The Hurricanes opened their schedule expecting, or at least hoping, to build on a great second half run that lifted them into the playoffs and left them as one of the final four teams last season. In part, the plan was to give several of the aging veterans remaining from their 2006 Stanley Cup team a last kick at the can, but those dreams quickly turned into a nightmare. Carolina was hit hard by key injuries, including extended ones to Staal and franchise goalie Cam Ward only a few days apart, and ended up buried in the standings within weeks of the first puck being dropped.

"You don't want to use injuries as an excuse, but the reality is that we just had too many NHL players out of the lineup," coach Paul Maurice said. "That said, we weren't playing the way we needed to play to win.

"At the end of last season we were winning an awful lot of one-goal games by being smart. But for whatever reason, we started this one playing a high-risk game from our end, giving up way too much offense and as a result, not generating enough as a team and causing ourselves even more problems."

Big ones actually. The offense was almost non-existent and Ward was shaky as Carolina opened the season by losing 16 of the first 18 games including 14 in a row, a level of futility that had the Hurricanes dead last and 15 points out of a playoff spot by Christmas. With the handwriting clearly on the wall, general manager Jim Rutherford started shifting his focus to the future, making it known that he would be a seller leading up to the trade deadline while opening up roster spots for young players to show what they could do.

Rutherford was true to his word, moving out veterans like Niclas Wallin, Matt Cullen, Aaron Ward, Joe Corvo, Scott Walker, Stephane Yelle and Andrew Alberts mainly for draft picks and prospects by the time the cutoff arrived. As a result, Carolina now has 11 picks in this June's draft, including three in the second round and two in the third. And it shaved some $2 million of its payroll, a critical accomplishment for a small-market franchise that has struggled at the box office this season.

Hurricanes Points Pct.
Month Points Pct.
October .292
November .267
December .462
January .643
February .714
March * .750
* through March 8

"That's understandable because our team didn't play well for a few months and times are tough, so we didn't draw as much as we would have liked," Rutherford said. "From a business point of view, we felt the need to cut our losses while still keeping an eye on the future, and in that respect, we did what we wanted to do."

And Rutherford managed to keep what was widely considered his best trade asset -- high-scoring veteran forward Ray Whitney. But his most important move seems to have been made long before he started shipping away players. On Jan. 20, the general manager named Staal to replace veteran Rod Brind'Amour as captain, a change that was surprising because of its timing, but one that had an immediate impact.

Staal had a hat trick in his first game wearing the "C," while the Hurricanes have gone 13-4 since then, including eight wins in their last nine games. They have outscored opponents 57-33 and posted some of the league's best special-teams numbers in that span. Equally important, Carolina has also lowered the average age of its roster by more than two years to 28.05 over the last couple of months. Young players like Brandon Sutter and Zach Boychuk who have been given added ice time have provided the kind of energy that has helped fuel a turnaround after it seemed like the season was over.

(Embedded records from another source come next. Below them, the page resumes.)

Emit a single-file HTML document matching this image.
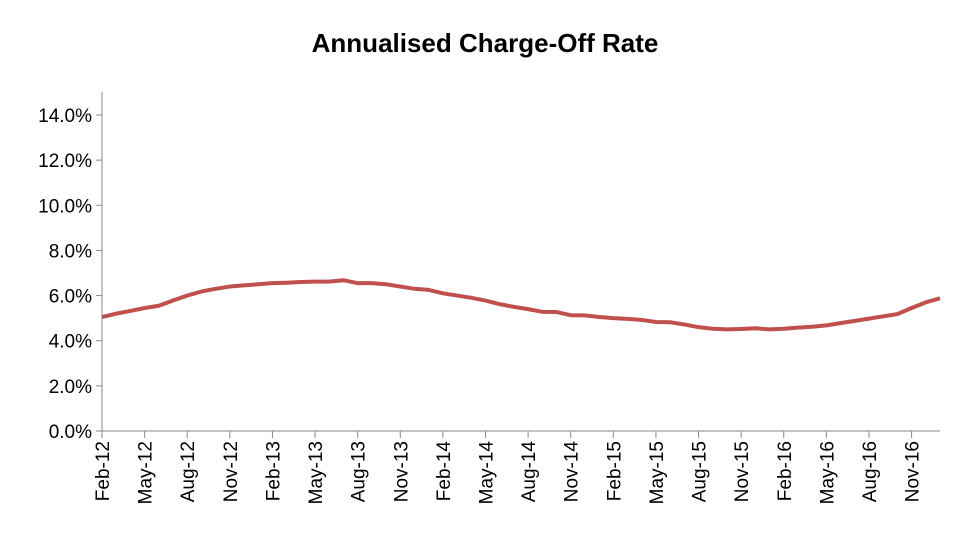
<!DOCTYPE html>
<html><head><meta charset="utf-8">
<style>
body{margin:0;background:#fff;}
svg{display:block;font-family:"Liberation Sans",Arial,sans-serif;}
</style></head>
<body>
<svg id="chart" width="969" height="542">
<text x="485" y="52" text-anchor="middle" font-size="26" font-weight="bold" fill="#000">Annualised Charge-Off Rate</text>
<g id="axes"></g>
<g id="series"></g>
</svg>
<script>
const months = ["Feb-12","Mar-12","Apr-12","May-12","Jun-12","Jul-12","Aug-12","Sep-12","Oct-12","Nov-12","Dec-12","Jan-13","Feb-13","Mar-13","Apr-13","May-13","Jun-13","Jul-13","Aug-13","Sep-13","Oct-13","Nov-13","Dec-13","Jan-14","Feb-14","Mar-14","Apr-14","May-14","Jun-14","Jul-14","Aug-14","Sep-14","Oct-14","Nov-14","Dec-14","Jan-15","Feb-15","Mar-15","Apr-15","May-15","Jun-15","Jul-15","Aug-15","Sep-15","Oct-15","Nov-15","Dec-15","Jan-16","Feb-16","Mar-16","Apr-16","May-16","Jun-16","Jul-16","Aug-16","Sep-16","Oct-16","Nov-16","Dec-16","Jan-17"];
const rates = [5.05,5.2,5.32,5.45,5.55,5.78,6.0,6.18,6.3,6.4,6.45,6.5,6.55,6.57,6.6,6.62,6.62,6.68,6.55,6.55,6.5,6.4,6.3,6.25,6.1,6.0,5.9,5.78,5.62,5.5,5.4,5.28,5.27,5.13,5.12,5.05,5.0,4.97,4.92,4.83,4.82,4.72,4.6,4.53,4.5,4.52,4.55,4.5,4.53,4.58,4.62,4.68,4.78,4.88,4.98,5.08,5.18,5.45,5.7,5.88];
const yTicks = [0,2,4,6,8,10,12,14];
const x0=102, x1=940, y0=431, yTop=115;
const xs = i => x0 + i*(x1-x0)/(months.length-1);
const ys = v => y0 - v*(y0-yTop)/14;
const NS="http://www.w3.org/2000/svg";
const axes=document.getElementById('axes');
function mk(tag,attrs,parent){const e=document.createElementNS(NS,tag);for(const k in attrs)e.setAttribute(k,attrs[k]);parent.appendChild(e);return e;}
let a=mk('line',{x1:x0,y1:92,x2:x0,y2:y0,stroke:'#888','stroke-width':1},axes);


a=mk('line',{x1:x0,y1:y0,x2:x1,y2:y0,stroke:'#888','stroke-width':1},axes);


yTicks.forEach(v=>{
  const y=ys(v);
  mk('line',{x1:x0-6,y1:y,x2:x0,y2:y,stroke:'#888'},axes);
  const t=mk('text',{x:x0-10,y:y+7,'text-anchor':'end','font-size':19,fill:'#000'},axes);
  t.textContent=v.toFixed(1)+'%';
  
  
});
months.forEach((m,i)=>{
  if(i%3!==0)return;
  const x=xs(i);
  mk('line',{x1:x,y1:y0,x2:x,y2:y0+7,stroke:'#888'},axes);
  const t=mk('text',{x:x+7,y:y0+10,'text-anchor':'end','font-size':19,fill:'#000',transform:`rotate(-90 ${x+7} ${y0+10})`},axes);
  t.textContent=m;
  
  
});
const p=mk('polyline',{points:rates.map((v,i)=>xs(i)+','+ys(v)).join(' '),fill:'none',stroke:'#c0504d','stroke-width':4,'stroke-linejoin':'round'},document.getElementById('series'));


</script>
</body></html>
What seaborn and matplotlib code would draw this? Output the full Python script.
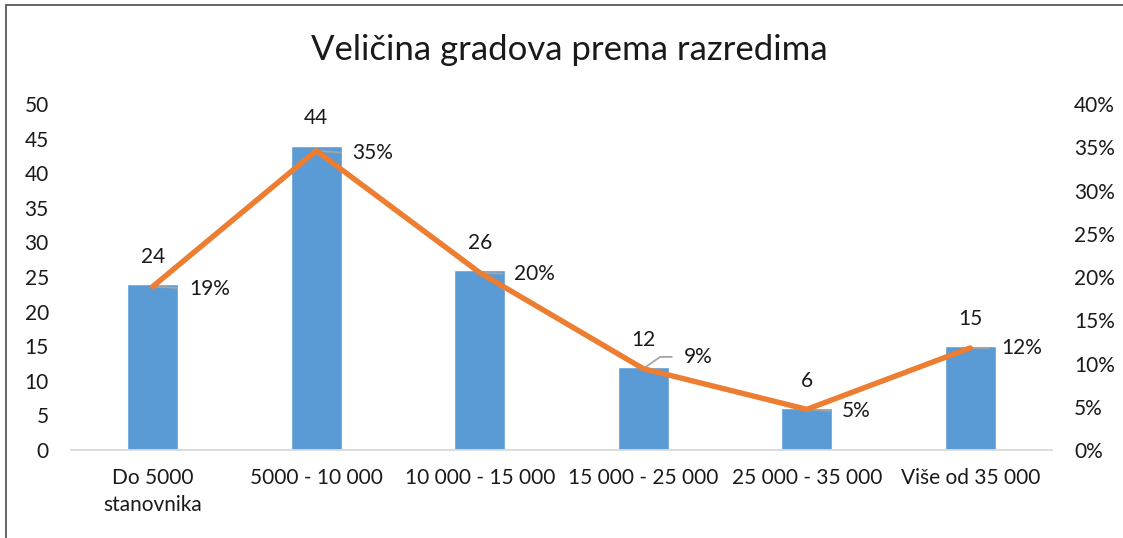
import matplotlib
matplotlib.use("Agg")
import matplotlib.pyplot as plt
import seaborn as sns
import pandas as pd
from matplotlib.lines import Line2D

categories = ["Do 5000\nstanovnika", "5000 - 10 000", "10 000 - 15 000",
              "15 000 - 25 000", "25 000 - 35 000", "Više od 35 000"]
counts = [24, 44, 26, 12, 6, 15]
shares = [0.189, 0.346, 0.205, 0.094, 0.047, 0.118]
left_ticks = [0, 5, 10, 15, 20, 25, 30, 35, 40, 45, 50]
right_ticks = [0, 0.05, 0.10, 0.15, 0.20, 0.25, 0.30, 0.35, 0.40]
title = "Veličina gradova prema razredima"

sns.set_theme(style="white")
plt.rcParams["font.family"] = ["Lato", "DejaVu Sans"]

df = pd.DataFrame({"cat": categories, "count": counts, "share": shares})

W, H = 1123, 538
fig = plt.figure(figsize=(W / 100, H / 100), dpi=100)
ax = fig.add_axes([71 / W, (H - 450) / H, (1052 - 71) / W, (450 - 104) / H])

FS = 15
TXT = "#1a1a1a"

sns.barplot(data=df, x="cat", y="count", ax=ax, color="#5B9BD5",
            saturation=1, width=0.31, errorbar=None)
ax.set_ylim(0, 50)
ax.set_yticks(left_ticks)
ax.set_xlim(-0.5, len(categories) - 0.5)
ax.set_xlabel("")
ax.set_ylabel("")
for s in ["top", "right", "left"]:
    ax.spines[s].set_visible(False)
ax.spines["bottom"].set_color("#D9D9D9")
ax.spines["bottom"].set_linewidth(1.3)
ax.tick_params(axis="y", length=0, pad=16, labelsize=FS, labelcolor=TXT)
ax.tick_params(axis="x", length=0, pad=13, labelsize=FS, labelcolor=TXT)
for lab in ax.get_xticklabels():
    lab.set_linespacing(1.45)

ax2 = ax.twinx()
sns.pointplot(data=df, x="cat", y="share", ax=ax2, color="#ED7D31",
              markers="", errorbar=None, linewidth=3.9)
ax2.set_ylim(0, 0.40)
ax2.set_yticks(right_ticks)
ax2.set_yticklabels([f"{v:.0%}" for v in right_ticks])
ax2.set_xlim(-0.5, len(categories) - 0.5)
ax2.set_ylabel("")
ax2.set_xlabel("")
for s in ["top", "right", "left", "bottom"]:
    ax2.spines[s].set_visible(False)
ax2.tick_params(axis="y", length=0, pad=16, labelsize=FS, labelcolor=TXT)

# bar value labels
for i, v in enumerate(counts):
    ax.annotate(f"{v}", xy=(i, v), xytext=(0, 19.5), textcoords="offset points",
                ha="center", va="center", fontsize=FS, color=TXT)

# percentage labels with leader lines
offsets = [(26, -1.5), (26, -2), (25, -1), (29, 8.5), (25, -1.5), (22, 0)]
for i, p in enumerate(shares):
    dx, dy = offsets[i]
    if i == 3:
        cs = "angle,angleA=0,angleB=35,rad=0"
    else:
        cs = "arc3,rad=0"
    ax2.annotate(f"{p:.0%}", xy=(i, p), xytext=(dx, dy), textcoords="offset points",
                 ha="left", va="center", fontsize=FS, color=TXT,
                 arrowprops=dict(arrowstyle="-", color="#A5A5A5", lw=1.3,
                                 shrinkA=6, shrinkB=0, connectionstyle=cs,
                                 relpos=(0, 0.5)),
                 zorder=1)

fig.suptitle(title, x=0.507, y=1 - 50 / H, va="center", fontsize=25, color=TXT)

# chart frame
fig.add_artist(Line2D([6 / W, 6 / W], [0, 1 - 5 / H], transform=fig.transFigure,
                      color="#595959", lw=1.3))
fig.add_artist(Line2D([6 / W, 1], [1 - 5 / H, 1 - 5 / H], transform=fig.transFigure,
                      color="#595959", lw=1.3))

fig.savefig("out.png", dpi=100)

"Some people might think the pressure came off at midseason, but to me the difference was have having enough players coming into the lineup with a completely different kind of pressure," Maurice said. "They don't feel responsible for what happened in the first few months of the season, they're here working hard, trying to make a name for themselves and to stay in the NHL. It creates a lot of positive energy."

That's what the Hurricanes hope to ride as far as they can down the stretch. Carolina is still without Ward, who went down for a second time just before the Olympic break and is listed as day to day, but in the meantime, veteran journeyman Manny Legace and rookie Justin Peters have been carrying the load and keeping the Hurricanes faint hopes alive.

"Obviously we have a big hill to climb, but we'd like to make this playoff race a little more interesting," Rutherford said.